(GIVEN ENTRIES)
[start]

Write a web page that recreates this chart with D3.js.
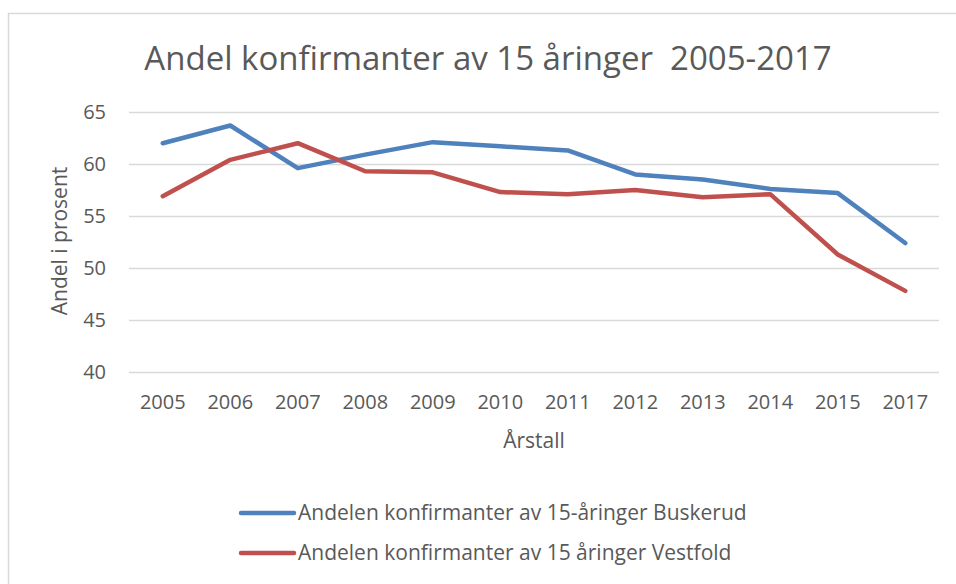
<!DOCTYPE html>
<html>
<head>
<meta charset="utf-8">
<script src="https://cdn.jsdelivr.net/npm/d3@7"></script>
<style>
  body { margin: 0; background: #fff; }
  text { font-family: "Open Sans", "Noto Sans", sans-serif; fill: #595959; }
</style>
</head>
<body>
<div id="chartDiv" style="width:956px;height:584px"></div>
<script>
// data
const years = ["2005", "2006", "2007", "2008", "2009", "2010", "2011", "2012", "2013", "2014", "2015", "2017"];
const buskerud = [62.0, 63.7, 59.6, 60.9, 62.1, 61.7, 61.3, 59.0, 58.5, 57.6, 57.2, 52.4];
const vestfold = [56.9, 60.4, 62.0, 59.3, 59.2, 57.3, 57.1, 57.5, 56.8, 57.1, 51.3, 47.8];
const yTicks = [40, 45, 50, 55, 60, 65];

const seriesNames = ["Andelen konfirmanter av 15-åringer Buskerud", "Andelen konfirmanter av 15 åringer Vestfold"];
const seriesColors = ["#4F81BD", "#C0504D"];

let chartDiv = document.getElementById("chartDiv");
let width = 956, height = 584;

let svg = d3.select(chartDiv).append("svg")
    .attr("width", width)
    .attr("height", height);

const margin = { top: 112, right: 17, bottom: 212, left: 129 };

// chart area border (only top and left edges fall inside the picture)
svg.append("rect")
    .attr("x", 8.5).attr("y", 13.5)
    .attr("width", 1000).attr("height", 1000)
    .attr("fill", "none")
    .attr("stroke", "#d9d9d9")
    .attr("stroke-width", 1.5);

let x = d3.scaleBand()
    .domain(years)
    .range([margin.left, width - margin.right]);

let y = d3.scaleLinear()
    .domain([40, 65])
    .range([height - margin.bottom, margin.top]);

// gridlines + y labels
let yAxis = d3.axisLeft(y)
    .tickValues(yTicks)
    .tickSize(-(width - margin.left - margin.right))
    .tickPadding(23);

let gy = svg.append("g")
    .attr("transform", `translate(${margin.left},0)`)
    .call(yAxis);
gy.select(".domain").remove();
gy.selectAll(".tick line").attr("stroke", "#d9d9d9").attr("stroke-width", 1.3);
gy.selectAll(".tick text").style("font-size", "20px").attr("fill", "#595959");

// x labels
let xAxis = d3.axisBottom(x).tickSize(0).tickPadding(23);
let gx = svg.append("g")
    .attr("transform", `translate(0,${height - margin.bottom})`)
    .call(xAxis);
gx.select(".domain").remove();
gx.selectAll(".tick text").style("font-size", "20px").attr("fill", "#595959");

// lines
let line = d3.line()
    .x((d, i) => x(years[i]) + x.bandwidth() / 2)
    .y(d => y(d));

[buskerud, vestfold].forEach((s, k) => {
    svg.append("path")
        .datum(s)
        .attr("fill", "none")
        .attr("stroke", seriesColors[k])
        .attr("stroke-width", 4.5)
        .attr("stroke-linejoin", "round")
        .attr("stroke-linecap", "round")
        .attr("d", line);
});

// title (keeps the double space)
svg.append("text")
    .attr("x", 488)
    .attr("y", 70)
    .attr("text-anchor", "middle")
    .style("font-size", "33px")
    .style("white-space", "pre")
    .text("Andel konfirmanter av 15 åringer  2005-2017");

// axis titles
svg.append("text")
    .attr("transform", "translate(67,241) rotate(-90)")
    .attr("text-anchor", "middle")
    .style("font-size", "21px")
    .text("Andel i prosent");

svg.append("text")
    .attr("x", 534)
    .attr("y", 448)
    .attr("text-anchor", "middle")
    .style("font-size", "21px")
    .text("Årstall");

// legend
let legend = svg.append("g").attr("transform", "translate(241,513)");
seriesNames.forEach((name, k) => {
    let g = legend.append("g").attr("transform", `translate(0,${k * 40})`);
    g.append("line")
        .attr("x1", 0).attr("x2", 53)
        .attr("stroke", seriesColors[k])
        .attr("stroke-width", 4.5)
        .attr("stroke-linecap", "round");
    g.append("text")
        .attr("x", 57)
        .attr("y", 7)
        .style("font-size", "21px")
        .text(name);
});
</script>
</body>
</html>
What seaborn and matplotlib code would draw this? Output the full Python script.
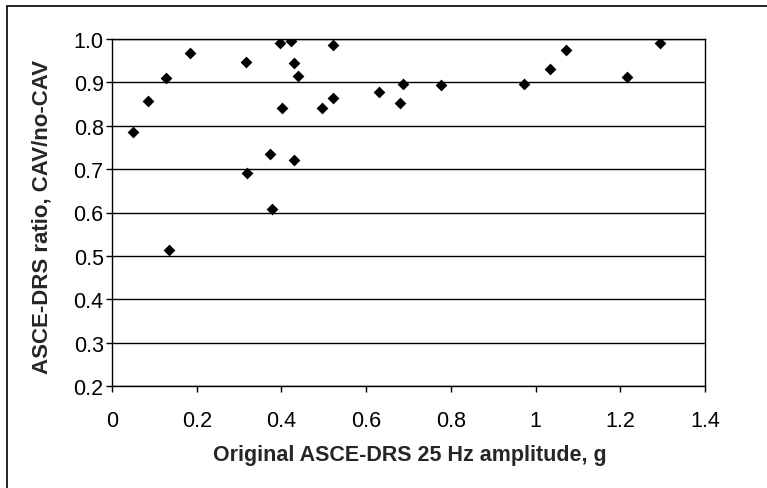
import matplotlib
matplotlib.use("Agg")
import matplotlib.pyplot as plt
from matplotlib.patches import Rectangle
import seaborn as sns
import pandas as pd

# Original 25 Hz amplitude (g) and the CAV / no-CAV ratio for each record
amplitude = [0.050, 0.086, 0.127, 0.135, 0.184, 0.316, 0.318, 0.373, 0.378,
             0.397, 0.401, 0.423, 0.430, 0.430, 0.438, 0.495, 0.522, 0.522,
             0.631, 0.680, 0.688, 0.777, 0.973, 1.034, 1.073, 1.215, 1.294]
ratio = [0.786, 0.857, 0.909, 0.514, 0.968, 0.947, 0.691, 0.734, 0.607,
         0.991, 0.842, 0.995, 0.945, 0.720, 0.915, 0.841, 0.987, 0.864,
         0.878, 0.853, 0.897, 0.894, 0.897, 0.931, 0.975, 0.912, 0.991]

x_ticks = [0, 0.2, 0.4, 0.6, 0.8, 1.0, 1.2, 1.4]
x_tick_labels = ["0", "0.2", "0.4", "0.6", "0.8", "1", "1.2", "1.4"]
y_ticks = [0.2, 0.3, 0.4, 0.5, 0.6, 0.7, 0.8, 0.9, 1.0]
y_tick_labels = ["0.2", "0.3", "0.4", "0.5", "0.6", "0.7", "0.8", "0.9", "1.0"]

x_title = "Original ASCE-DRS 25 Hz amplitude, g"
y_title = "ASCE-DRS ratio, CAV/no-CAV"

df = pd.DataFrame({"amp": amplitude, "ratio": ratio})

sns.set_style("white")
plt.rcParams["font.family"] = ["Liberation Sans", "DejaVu Sans"]

fig = plt.figure(figsize=(7.67, 4.89), dpi=100)
ax = fig.add_axes([112 / 767, 1 - 387 / 489, (705 - 112) / 767, (387 - 40) / 489])

sns.scatterplot(data=df, x="amp", y="ratio", ax=ax, marker="D", s=36,
                color="black", edgecolor="black", linewidth=0, zorder=3)

ax.set_xlim(0, 1.4)
ax.set_ylim(0.2, 1.0)
ax.set_xticks(x_ticks)
ax.set_xticklabels(x_tick_labels)
ax.set_yticks(y_ticks)
ax.set_yticklabels(y_tick_labels)
ax.tick_params(axis="both", labelsize=15.5, colors="black")
ax.tick_params(axis="x", direction="out", length=4.5, width=1, pad=13, bottom=True)
ax.tick_params(axis="y", direction="out", length=4, width=1, pad=2, left=True)

ax.yaxis.grid(True, color="black", linewidth=1)
ax.xaxis.grid(False)
ax.set_axisbelow(True)
for side in ["left", "right", "top", "bottom"]:
    ax.spines[side].set_visible(True)
    ax.spines[side].set_color("black")
    ax.spines[side].set_linewidth(1)

ax.set_xlabel(x_title, fontsize=15.5, fontweight="bold")
ax.set_ylabel(y_title, fontsize=16, fontweight="bold")
ax.xaxis.set_label_coords(0.502, -0.167)
ax.yaxis.set_label_coords(-0.101, 0.49)

# outer chart frame
fig.patches.append(Rectangle((7 / 767, -0.5), 2.0, 1.5 - 7 / 489,
                             transform=fig.transFigure, fill=False,
                             edgecolor="black", linewidth=1.2))

fig.savefig("out.png", dpi=100, facecolor="white")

[end]

Transcribe every entry above exactly. Omit all pictures.

(ANSWER TO THE PROBLEM)
Write a web page that recreates this chart with D3.js.
<!DOCTYPE html>
<html>
<head>
<meta charset="utf-8">
<script src="https://cdn.jsdelivr.net/npm/d3@7"></script>
<style>
  body { margin: 0; background: #fff; }
  text { font-family: "Open Sans", "Noto Sans", sans-serif; fill: #595959; }
</style>
</head>
<body>
<div id="chartDiv" style="width:956px;height:584px"></div>
<script>
// data
const years = ["2005", "2006", "2007", "2008", "2009", "2010", "2011", "2012", "2013", "2014", "2015", "2017"];
const buskerud = [62.0, 63.7, 59.6, 60.9, 62.1, 61.7, 61.3, 59.0, 58.5, 57.6, 57.2, 52.4];
const vestfold = [56.9, 60.4, 62.0, 59.3, 59.2, 57.3, 57.1, 57.5, 56.8, 57.1, 51.3, 47.8];
const yTicks = [40, 45, 50, 55, 60, 65];

const seriesNames = ["Andelen konfirmanter av 15-åringer Buskerud", "Andelen konfirmanter av 15 åringer Vestfold"];
const seriesColors = ["#4F81BD", "#C0504D"];

let chartDiv = document.getElementById("chartDiv");
let width = 956, height = 584;

let svg = d3.select(chartDiv).append("svg")
    .attr("width", width)
    .attr("height", height);

const margin = { top: 112, right: 17, bottom: 212, left: 129 };

// chart area border (only top and left edges fall inside the picture)
svg.append("rect")
    .attr("x", 8.5).attr("y", 13.5)
    .attr("width", 1000).attr("height", 1000)
    .attr("fill", "none")
    .attr("stroke", "#d9d9d9")
    .attr("stroke-width", 1.5);

let x = d3.scaleBand()
    .domain(years)
    .range([margin.left, width - margin.right]);

let y = d3.scaleLinear()
    .domain([40, 65])
    .range([height - margin.bottom, margin.top]);

// gridlines + y labels
let yAxis = d3.axisLeft(y)
    .tickValues(yTicks)
    .tickSize(-(width - margin.left - margin.right))
    .tickPadding(23);

let gy = svg.append("g")
    .attr("transform", `translate(${margin.left},0)`)
    .call(yAxis);
gy.select(".domain").remove();
gy.selectAll(".tick line").attr("stroke", "#d9d9d9").attr("stroke-width", 1.3);
gy.selectAll(".tick text").style("font-size", "20px").attr("fill", "#595959");

// x labels
let xAxis = d3.axisBottom(x).tickSize(0).tickPadding(23);
let gx = svg.append("g")
    .attr("transform", `translate(0,${height - margin.bottom})`)
    .call(xAxis);
gx.select(".domain").remove();
gx.selectAll(".tick text").style("font-size", "20px").attr("fill", "#595959");

// lines
let line = d3.line()
    .x((d, i) => x(years[i]) + x.bandwidth() / 2)
    .y(d => y(d));

[buskerud, vestfold].forEach((s, k) => {
    svg.append("path")
        .datum(s)
        .attr("fill", "none")
        .attr("stroke", seriesColors[k])
        .attr("stroke-width", 4.5)
        .attr("stroke-linejoin", "round")
        .attr("stroke-linecap", "round")
        .attr("d", line);
});

// title (keeps the double space)
svg.append("text")
    .attr("x", 488)
    .attr("y", 70)
    .attr("text-anchor", "middle")
    .style("font-size", "33px")
    .style("white-space", "pre")
    .text("Andel konfirmanter av 15 åringer  2005-2017");

// axis titles
svg.append("text")
    .attr("transform", "translate(67,241) rotate(-90)")
    .attr("text-anchor", "middle")
    .style("font-size", "21px")
    .text("Andel i prosent");

svg.append("text")
    .attr("x", 534)
    .attr("y", 448)
    .attr("text-anchor", "middle")
    .style("font-size", "21px")
    .text("Årstall");

// legend
let legend = svg.append("g").attr("transform", "translate(241,513)");
seriesNames.forEach((name, k) => {
    let g = legend.append("g").attr("transform", `translate(0,${k * 40})`);
    g.append("line")
        .attr("x1", 0).attr("x2", 53)
        .attr("stroke", seriesColors[k])
        .attr("stroke-width", 4.5)
        .attr("stroke-linecap", "round");
    g.append("text")
        .attr("x", 57)
        .attr("y", 7)
        .style("font-size", "21px")
        .text(name);
});
</script>
</body>
</html>
What seaborn and matplotlib code would draw this? Output the full Python script.
import matplotlib
matplotlib.use("Agg")
import matplotlib.pyplot as plt
from matplotlib.patches import Rectangle
import seaborn as sns
import pandas as pd

# Original 25 Hz amplitude (g) and the CAV / no-CAV ratio for each record
amplitude = [0.050, 0.086, 0.127, 0.135, 0.184, 0.316, 0.318, 0.373, 0.378,
             0.397, 0.401, 0.423, 0.430, 0.430, 0.438, 0.495, 0.522, 0.522,
             0.631, 0.680, 0.688, 0.777, 0.973, 1.034, 1.073, 1.215, 1.294]
ratio = [0.786, 0.857, 0.909, 0.514, 0.968, 0.947, 0.691, 0.734, 0.607,
         0.991, 0.842, 0.995, 0.945, 0.720, 0.915, 0.841, 0.987, 0.864,
         0.878, 0.853, 0.897, 0.894, 0.897, 0.931, 0.975, 0.912, 0.991]

x_ticks = [0, 0.2, 0.4, 0.6, 0.8, 1.0, 1.2, 1.4]
x_tick_labels = ["0", "0.2", "0.4", "0.6", "0.8", "1", "1.2", "1.4"]
y_ticks = [0.2, 0.3, 0.4, 0.5, 0.6, 0.7, 0.8, 0.9, 1.0]
y_tick_labels = ["0.2", "0.3", "0.4", "0.5", "0.6", "0.7", "0.8", "0.9", "1.0"]

x_title = "Original ASCE-DRS 25 Hz amplitude, g"
y_title = "ASCE-DRS ratio, CAV/no-CAV"

df = pd.DataFrame({"amp": amplitude, "ratio": ratio})

sns.set_style("white")
plt.rcParams["font.family"] = ["Liberation Sans", "DejaVu Sans"]

fig = plt.figure(figsize=(7.67, 4.89), dpi=100)
ax = fig.add_axes([112 / 767, 1 - 387 / 489, (705 - 112) / 767, (387 - 40) / 489])

sns.scatterplot(data=df, x="amp", y="ratio", ax=ax, marker="D", s=36,
                color="black", edgecolor="black", linewidth=0, zorder=3)

ax.set_xlim(0, 1.4)
ax.set_ylim(0.2, 1.0)
ax.set_xticks(x_ticks)
ax.set_xticklabels(x_tick_labels)
ax.set_yticks(y_ticks)
ax.set_yticklabels(y_tick_labels)
ax.tick_params(axis="both", labelsize=15.5, colors="black")
ax.tick_params(axis="x", direction="out", length=4.5, width=1, pad=13, bottom=True)
ax.tick_params(axis="y", direction="out", length=4, width=1, pad=2, left=True)

ax.yaxis.grid(True, color="black", linewidth=1)
ax.xaxis.grid(False)
ax.set_axisbelow(True)
for side in ["left", "right", "top", "bottom"]:
    ax.spines[side].set_visible(True)
    ax.spines[side].set_color("black")
    ax.spines[side].set_linewidth(1)

ax.set_xlabel(x_title, fontsize=15.5, fontweight="bold")
ax.set_ylabel(y_title, fontsize=16, fontweight="bold")
ax.xaxis.set_label_coords(0.502, -0.167)
ax.yaxis.set_label_coords(-0.101, 0.49)

# outer chart frame
fig.patches.append(Rectangle((7 / 767, -0.5), 2.0, 1.5 - 7 / 489,
                             transform=fig.transFigure, fill=False,
                             edgecolor="black", linewidth=1.2))

fig.savefig("out.png", dpi=100, facecolor="white")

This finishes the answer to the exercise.